### TO BE DONE
Write out the full listing exactly as given, minus the images.

### SOURCE DATA
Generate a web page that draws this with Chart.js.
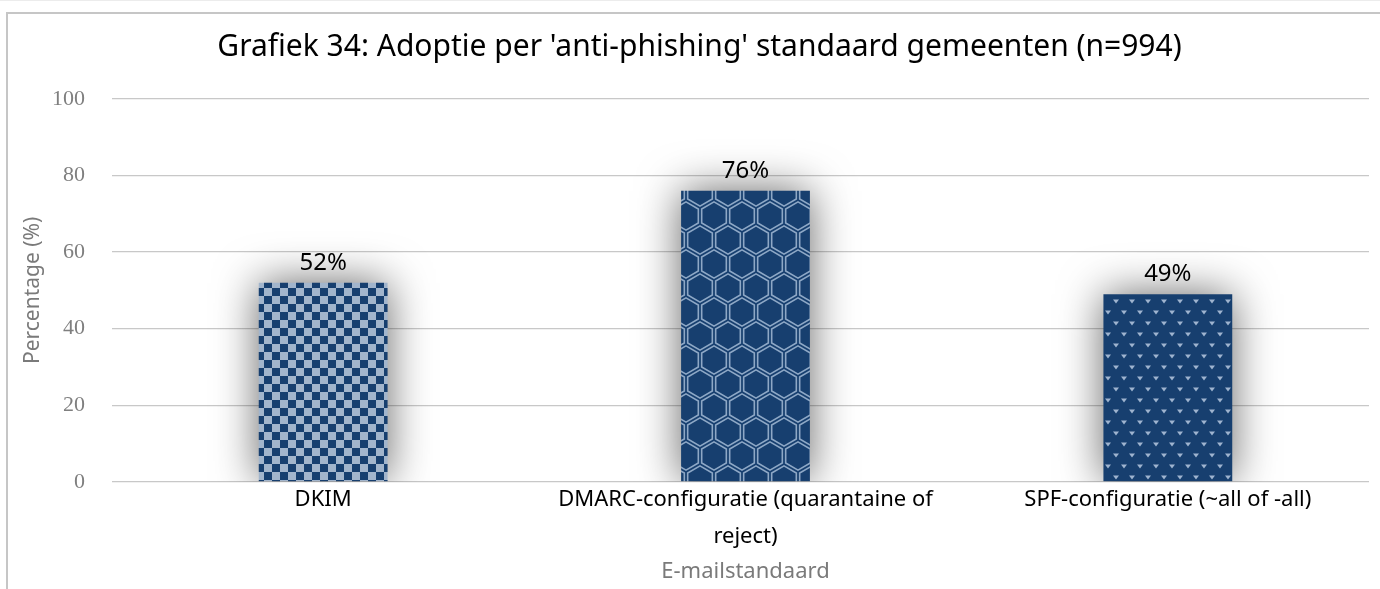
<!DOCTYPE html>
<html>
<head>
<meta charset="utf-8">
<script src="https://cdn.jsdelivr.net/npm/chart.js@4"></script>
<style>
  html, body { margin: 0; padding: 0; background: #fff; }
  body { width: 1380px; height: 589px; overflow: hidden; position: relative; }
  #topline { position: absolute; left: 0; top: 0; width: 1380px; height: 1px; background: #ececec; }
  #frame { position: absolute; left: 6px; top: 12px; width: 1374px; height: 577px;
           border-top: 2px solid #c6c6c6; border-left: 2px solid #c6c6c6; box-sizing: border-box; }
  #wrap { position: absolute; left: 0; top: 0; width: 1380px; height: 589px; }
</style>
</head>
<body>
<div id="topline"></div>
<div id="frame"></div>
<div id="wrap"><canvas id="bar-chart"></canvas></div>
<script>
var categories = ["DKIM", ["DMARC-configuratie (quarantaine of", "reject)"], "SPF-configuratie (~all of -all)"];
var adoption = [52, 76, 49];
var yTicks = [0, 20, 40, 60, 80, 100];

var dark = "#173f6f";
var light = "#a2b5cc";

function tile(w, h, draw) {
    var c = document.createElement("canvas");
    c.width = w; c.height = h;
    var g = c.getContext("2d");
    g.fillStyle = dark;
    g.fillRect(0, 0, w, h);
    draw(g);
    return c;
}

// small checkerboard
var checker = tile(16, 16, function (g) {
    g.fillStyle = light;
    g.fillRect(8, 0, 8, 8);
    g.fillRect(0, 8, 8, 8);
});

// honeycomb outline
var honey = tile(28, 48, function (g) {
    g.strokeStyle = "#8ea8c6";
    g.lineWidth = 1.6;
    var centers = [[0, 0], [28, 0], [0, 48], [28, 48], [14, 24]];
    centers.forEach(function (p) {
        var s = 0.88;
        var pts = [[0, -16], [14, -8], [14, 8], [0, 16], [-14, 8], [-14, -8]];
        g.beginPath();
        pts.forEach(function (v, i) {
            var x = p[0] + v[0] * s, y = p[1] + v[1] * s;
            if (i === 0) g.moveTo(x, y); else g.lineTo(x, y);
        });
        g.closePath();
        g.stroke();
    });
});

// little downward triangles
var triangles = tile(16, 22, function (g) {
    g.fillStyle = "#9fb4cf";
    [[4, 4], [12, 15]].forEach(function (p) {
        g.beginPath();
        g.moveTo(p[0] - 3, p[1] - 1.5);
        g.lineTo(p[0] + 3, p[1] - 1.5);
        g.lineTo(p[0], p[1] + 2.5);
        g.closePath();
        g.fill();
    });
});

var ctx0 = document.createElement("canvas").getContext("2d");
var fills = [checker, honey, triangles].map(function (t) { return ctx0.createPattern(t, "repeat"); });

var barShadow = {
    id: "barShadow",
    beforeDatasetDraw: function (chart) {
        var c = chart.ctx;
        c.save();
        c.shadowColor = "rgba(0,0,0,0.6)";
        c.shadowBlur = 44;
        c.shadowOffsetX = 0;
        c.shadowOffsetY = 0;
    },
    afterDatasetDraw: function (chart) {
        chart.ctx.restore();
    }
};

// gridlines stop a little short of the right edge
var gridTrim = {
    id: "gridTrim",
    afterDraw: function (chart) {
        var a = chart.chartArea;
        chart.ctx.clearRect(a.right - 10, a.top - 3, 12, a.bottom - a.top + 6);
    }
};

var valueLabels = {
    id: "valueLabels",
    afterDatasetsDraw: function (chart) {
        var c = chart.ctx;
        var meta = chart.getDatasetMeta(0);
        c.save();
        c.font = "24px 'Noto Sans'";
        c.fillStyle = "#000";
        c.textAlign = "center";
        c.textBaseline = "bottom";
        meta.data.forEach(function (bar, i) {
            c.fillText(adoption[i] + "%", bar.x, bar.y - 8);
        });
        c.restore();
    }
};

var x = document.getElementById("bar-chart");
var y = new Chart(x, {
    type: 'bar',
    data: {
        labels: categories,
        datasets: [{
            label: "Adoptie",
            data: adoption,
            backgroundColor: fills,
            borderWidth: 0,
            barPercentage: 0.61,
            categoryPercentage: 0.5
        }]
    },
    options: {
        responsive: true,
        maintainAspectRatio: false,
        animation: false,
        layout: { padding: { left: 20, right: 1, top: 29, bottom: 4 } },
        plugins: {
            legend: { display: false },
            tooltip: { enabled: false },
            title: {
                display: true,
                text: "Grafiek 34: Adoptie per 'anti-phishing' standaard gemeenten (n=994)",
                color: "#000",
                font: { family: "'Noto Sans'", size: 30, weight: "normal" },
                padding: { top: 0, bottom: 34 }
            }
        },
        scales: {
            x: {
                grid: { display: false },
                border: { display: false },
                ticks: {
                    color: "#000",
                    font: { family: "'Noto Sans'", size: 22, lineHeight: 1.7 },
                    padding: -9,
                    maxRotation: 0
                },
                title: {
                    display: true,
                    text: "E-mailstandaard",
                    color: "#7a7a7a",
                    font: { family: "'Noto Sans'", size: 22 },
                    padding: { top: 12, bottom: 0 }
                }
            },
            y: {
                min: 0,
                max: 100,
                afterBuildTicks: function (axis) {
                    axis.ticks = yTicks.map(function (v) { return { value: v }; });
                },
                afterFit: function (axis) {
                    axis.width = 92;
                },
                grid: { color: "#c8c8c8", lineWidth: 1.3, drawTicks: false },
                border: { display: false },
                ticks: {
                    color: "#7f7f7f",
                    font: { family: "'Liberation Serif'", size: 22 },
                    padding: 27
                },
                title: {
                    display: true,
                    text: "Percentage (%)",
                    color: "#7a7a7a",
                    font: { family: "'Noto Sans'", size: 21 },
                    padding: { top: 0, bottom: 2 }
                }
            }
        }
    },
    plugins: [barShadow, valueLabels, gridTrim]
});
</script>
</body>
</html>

### WRITTEN REPLY
Generate a web page that draws this with Chart.js.
<!DOCTYPE html>
<html>
<head>
<meta charset="utf-8">
<script src="https://cdn.jsdelivr.net/npm/chart.js@4"></script>
<style>
  html, body { margin: 0; padding: 0; background: #fff; }
  body { width: 1380px; height: 589px; overflow: hidden; position: relative; }
  #topline { position: absolute; left: 0; top: 0; width: 1380px; height: 1px; background: #ececec; }
  #frame { position: absolute; left: 6px; top: 12px; width: 1374px; height: 577px;
           border-top: 2px solid #c6c6c6; border-left: 2px solid #c6c6c6; box-sizing: border-box; }
  #wrap { position: absolute; left: 0; top: 0; width: 1380px; height: 589px; }
</style>
</head>
<body>
<div id="topline"></div>
<div id="frame"></div>
<div id="wrap"><canvas id="bar-chart"></canvas></div>
<script>
var categories = ["DKIM", ["DMARC-configuratie (quarantaine of", "reject)"], "SPF-configuratie (~all of -all)"];
var adoption = [52, 76, 49];
var yTicks = [0, 20, 40, 60, 80, 100];

var dark = "#173f6f";
var light = "#a2b5cc";

function tile(w, h, draw) {
    var c = document.createElement("canvas");
    c.width = w; c.height = h;
    var g = c.getContext("2d");
    g.fillStyle = dark;
    g.fillRect(0, 0, w, h);
    draw(g);
    return c;
}

// small checkerboard
var checker = tile(16, 16, function (g) {
    g.fillStyle = light;
    g.fillRect(8, 0, 8, 8);
    g.fillRect(0, 8, 8, 8);
});

// honeycomb outline
var honey = tile(28, 48, function (g) {
    g.strokeStyle = "#8ea8c6";
    g.lineWidth = 1.6;
    var centers = [[0, 0], [28, 0], [0, 48], [28, 48], [14, 24]];
    centers.forEach(function (p) {
        var s = 0.88;
        var pts = [[0, -16], [14, -8], [14, 8], [0, 16], [-14, 8], [-14, -8]];
        g.beginPath();
        pts.forEach(function (v, i) {
            var x = p[0] + v[0] * s, y = p[1] + v[1] * s;
            if (i === 0) g.moveTo(x, y); else g.lineTo(x, y);
        });
        g.closePath();
        g.stroke();
    });
});

// little downward triangles
var triangles = tile(16, 22, function (g) {
    g.fillStyle = "#9fb4cf";
    [[4, 4], [12, 15]].forEach(function (p) {
        g.beginPath();
        g.moveTo(p[0] - 3, p[1] - 1.5);
        g.lineTo(p[0] + 3, p[1] - 1.5);
        g.lineTo(p[0], p[1] + 2.5);
        g.closePath();
        g.fill();
    });
});

var ctx0 = document.createElement("canvas").getContext("2d");
var fills = [checker, honey, triangles].map(function (t) { return ctx0.createPattern(t, "repeat"); });

var barShadow = {
    id: "barShadow",
    beforeDatasetDraw: function (chart) {
        var c = chart.ctx;
        c.save();
        c.shadowColor = "rgba(0,0,0,0.6)";
        c.shadowBlur = 44;
        c.shadowOffsetX = 0;
        c.shadowOffsetY = 0;
    },
    afterDatasetDraw: function (chart) {
        chart.ctx.restore();
    }
};

// gridlines stop a little short of the right edge
var gridTrim = {
    id: "gridTrim",
    afterDraw: function (chart) {
        var a = chart.chartArea;
        chart.ctx.clearRect(a.right - 10, a.top - 3, 12, a.bottom - a.top + 6);
    }
};

var valueLabels = {
    id: "valueLabels",
    afterDatasetsDraw: function (chart) {
        var c = chart.ctx;
        var meta = chart.getDatasetMeta(0);
        c.save();
        c.font = "24px 'Noto Sans'";
        c.fillStyle = "#000";
        c.textAlign = "center";
        c.textBaseline = "bottom";
        meta.data.forEach(function (bar, i) {
            c.fillText(adoption[i] + "%", bar.x, bar.y - 8);
        });
        c.restore();
    }
};

var x = document.getElementById("bar-chart");
var y = new Chart(x, {
    type: 'bar',
    data: {
        labels: categories,
        datasets: [{
            label: "Adoptie",
            data: adoption,
            backgroundColor: fills,
            borderWidth: 0,
            barPercentage: 0.61,
            categoryPercentage: 0.5
        }]
    },
    options: {
        responsive: true,
        maintainAspectRatio: false,
        animation: false,
        layout: { padding: { left: 20, right: 1, top: 29, bottom: 4 } },
        plugins: {
            legend: { display: false },
            tooltip: { enabled: false },
            title: {
                display: true,
                text: "Grafiek 34: Adoptie per 'anti-phishing' standaard gemeenten (n=994)",
                color: "#000",
                font: { family: "'Noto Sans'", size: 30, weight: "normal" },
                padding: { top: 0, bottom: 34 }
            }
        },
        scales: {
            x: {
                grid: { display: false },
                border: { display: false },
                ticks: {
                    color: "#000",
                    font: { family: "'Noto Sans'", size: 22, lineHeight: 1.7 },
                    padding: -9,
                    maxRotation: 0
                },
                title: {
                    display: true,
                    text: "E-mailstandaard",
                    color: "#7a7a7a",
                    font: { family: "'Noto Sans'", size: 22 },
                    padding: { top: 12, bottom: 0 }
                }
            },
            y: {
                min: 0,
                max: 100,
                afterBuildTicks: function (axis) {
                    axis.ticks = yTicks.map(function (v) { return { value: v }; });
                },
                afterFit: function (axis) {
                    axis.width = 92;
                },
                grid: { color: "#c8c8c8", lineWidth: 1.3, drawTicks: false },
                border: { display: false },
                ticks: {
                    color: "#7f7f7f",
                    font: { family: "'Liberation Serif'", size: 22 },
                    padding: 27
                },
                title: {
                    display: true,
                    text: "Percentage (%)",
                    color: "#7a7a7a",
                    font: { family: "'Noto Sans'", size: 21 },
                    padding: { top: 0, bottom: 2 }
                }
            }
        }
    },
    plugins: [barShadow, valueLabels, gridTrim]
});
</script>
</body>
</html>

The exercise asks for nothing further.